In Italia e in Europa vi sono migliaia di chilometri di linee ferroviarie dismesse. Su quei binari hanno viaggiato storia, merci, uomini e cultura, quest’ultima oltrepassando i confini europei più di ogni altra cosa. Lo svilupparsi dell’industria automobilistica degli anni Cinquanta ha fatto sì che nel tempo si abbandonassero circa 7.500 chilometri di binari, togliendo continuità e collegamenti tra i borghi, i piccoli paesi agricoli e i villaggi rurali. Se in quegli anni la vita si modernizzava prediligendo l’autonomia del proprio veicolo come mezzo per spostarsi e viaggiare, oggi non possiamo certo lasciare in stato di abbandono quelle vie su rotaia capaci di portarti al centro di qualsiasi città o paese che sia.
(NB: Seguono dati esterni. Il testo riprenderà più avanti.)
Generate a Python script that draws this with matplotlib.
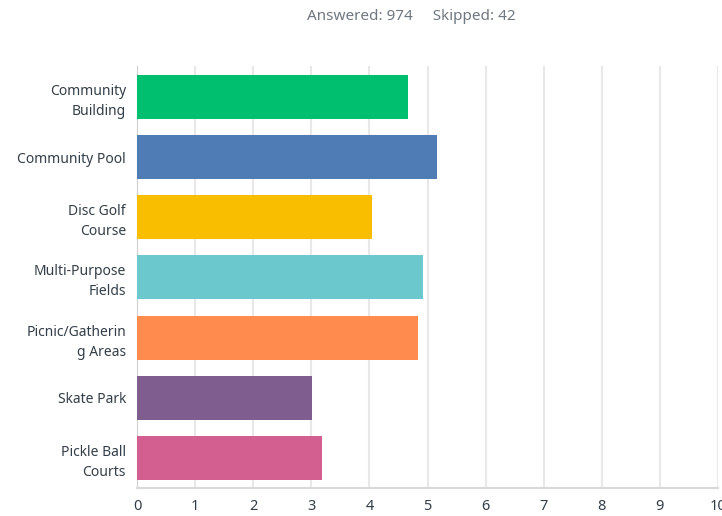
import matplotlib
matplotlib.use("Agg")
import matplotlib.pyplot as plt

labels = ["Community\nBuilding", "Community Pool", "Disc Golf\nCourse",
          "Multi-Purpose\nFields", "Picnic/Gatherin\ng Areas", "Skate Park",
          "Pickle Ball\nCourts"]
values = [4.66, 5.16, 4.04, 4.92, 4.84, 3.01, 3.18]
colors = ["#00bf6f", "#507cb6", "#f9be00", "#6bc8cd", "#ff8b4f", "#7f5e8f", "#d25f90"]
xticks = list(range(0, 11))

answered = 974
skipped = 42

plt.rcParams["font.family"] = ["Noto Sans", "DejaVu Sans"]
TEXT = "#333e48"

fig = plt.figure(figsize=(7.22, 5.16), dpi=100)
ax = fig.add_axes([137 / 722, 28 / 516, 581 / 722, 422 / 516])

ypos = list(range(len(labels)))
ax.barh(ypos, values, color=colors, height=0.73, zorder=3)

ax.set_xlim(0, 10)
ax.set_ylim(6.5, -0.515)
ax.set_xticks(xticks)
ax.set_yticks(ypos)
ax.set_yticklabels(labels, fontsize=10, color=TEXT, linespacing=1.45)
ax.tick_params(axis="x", labelsize=10.5, colors=TEXT, length=0, pad=8)
ax.tick_params(axis="y", length=0, pad=8)

ax.grid(axis="x", color="#e8e8e8", linewidth=1.5, zorder=0)
for s in ["top", "right"]:
    ax.spines[s].set_visible(False)
ax.spines["left"].set_color("#d0d0d0")
ax.spines["bottom"].set_color("#d9d9d9")
ax.spines["bottom"].set_linewidth(1.5)

fig.text(0.57, 0.968, f"Answered: {answered}     Skipped: {skipped}",
         ha="center", va="center", fontsize=11, color="#6f7881")

fig.savefig("out.png", dpi=100)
Sono un nostro patrimonio, anche storico e culturale, da salvaguardare.
Non è un progetto nato per via del Pnrr, anche se rispecchia totalmente il concetto della Transizione Ecologica. Tuttavia, da anni nascono simili idee per cercare in qualche modo di riqualificare questi itinerari, purtroppo senza alcun esito concreto.
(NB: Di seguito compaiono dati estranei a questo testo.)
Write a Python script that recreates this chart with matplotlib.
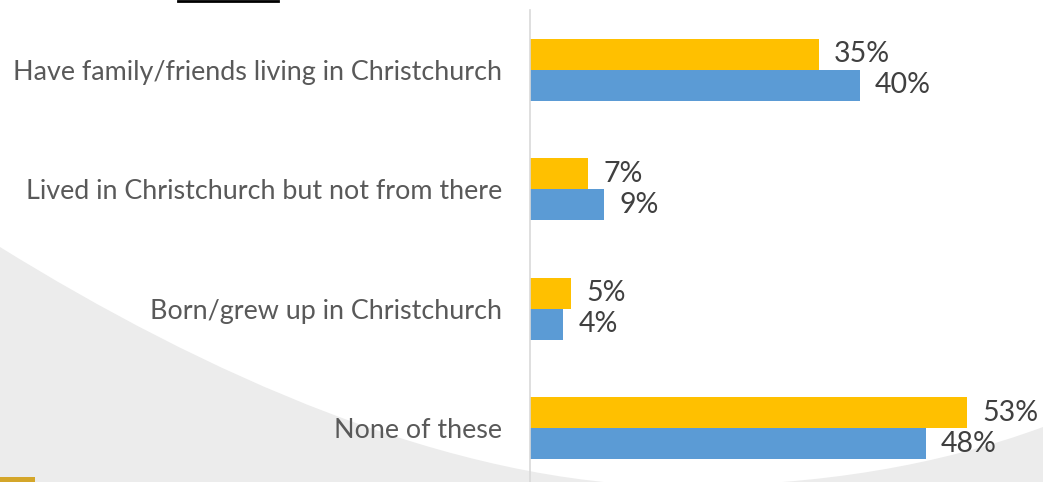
import numpy as np
import matplotlib.pyplot as plt
from matplotlib.path import Path
from matplotlib.patches import PathPatch, Rectangle

# Данные
categories = ['Have family/friends living in Christchurch',
              'Lived in Christchurch but not from there',
              'Born/grew up in Christchurch',
              'None of these']
series_yellow = [35, 7, 5, 53]
series_blue = [40, 9, 4, 48]

YELLOW = '#FFC000'
BLUE = '#5B9BD5'
FONT = ['Lato', 'DejaVu Sans']

plt.rcParams['font.family'] = FONT

fig = plt.figure(figsize=(10.43, 4.82), dpi=100)

# Фон: серая "волна" за графиком (в пиксельных координатах)
bg = fig.add_axes([0, 0, 1, 1], zorder=0)
bg.set_xlim(0, 1043)
bg.set_ylim(482, 0)
bg.axis('off')
verts = [(0, 247), (200, 371), (450, 486), (680, 486),
         (820, 486), (940, 465), (1043, 427),
         (1043, 482), (0, 482), (0, 247)]
codes = [Path.MOVETO, Path.CURVE4, Path.CURVE4, Path.CURVE4,
         Path.CURVE4, Path.CURVE4, Path.CURVE4,
         Path.LINETO, Path.LINETO, Path.CLOSEPOLY]
bg.add_patch(PathPatch(Path(verts, codes), facecolor='#ececec', edgecolor='none'))
bg.add_patch(Rectangle((0, 477), 35, 6, facecolor='#d4a62a', edgecolor='none'))
bg.plot([178, 278], [0.5, 0.5], color='black', lw=2)

# Основной график
ax = fig.add_axes([530 / 1043, (482 - 488) / 482, 513 / 1043, 478 / 482], zorder=1)
ax.set_facecolor('none')

y = np.arange(len(categories))
h = 0.26
ax.barh(y - h / 2, series_yellow, height=h, color=YELLOW)
ax.barh(y + h / 2, series_blue, height=h, color=BLUE)

ax.set_xlim(0, 62.2)
ax.set_ylim(3.5, -0.5)

for i in range(len(categories)):
    ax.annotate(f'{series_yellow[i]}%', (series_yellow[i], y[i] - h / 2),
                xytext=(11, 0), textcoords='offset points',
                va='center', ha='left', fontsize=20.5, color='#404040')
    ax.annotate(f'{series_blue[i]}%', (series_blue[i], y[i] + h / 2),
                xytext=(11, 0), textcoords='offset points',
                va='center', ha='left', fontsize=20.5, color='#404040')

ax.set_yticks(y)
ax.set_yticklabels(categories, fontsize=19.4, color='#595959')
ax.tick_params(axis='y', length=0, pad=20)
ax.set_xticks([])

for s in ['top', 'right', 'bottom']:
    ax.spines[s].set_visible(False)
ax.spines['left'].set_color('#d9d9d9')
ax.spines['left'].set_linewidth(1.2)

fig.savefig('out.png', dpi=100)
Anche l’idea di collegare ogni borgo con una pista ciclabile risulta molto attrattiva. L’Italia è piena di affascinanti strade campestri sulle quali poter passeggiare, pedalare o fare attività fisica. La politica amministrativa locale non coglie appieno questa esigenza. Dappertutto, si vogliono invece far nascere nuove piste ciclabili di fianco a strade provinciali dove, sicurezza a parte, si respira ciò che esce dai tubi di scarico.
Trasformiamo piuttosto i binari in piste ciclabili; sarebbe un esempio riuscito di riqualificazione a fini turistici e culturali dei nostri territori. I percorsi sono già tracciati e i vecchi caselli potrebbero essere riadattati come punti di ristoro, magari affidandoli ad associazioni e sane energie locali.
Le bellezze naturali che accompagnano questi itinerari potrebbero certamente competere con i nostri mari e città d’arte. Non accontentiamoci del nostro passato. Trasformiamolo, per continuare a viaggiare.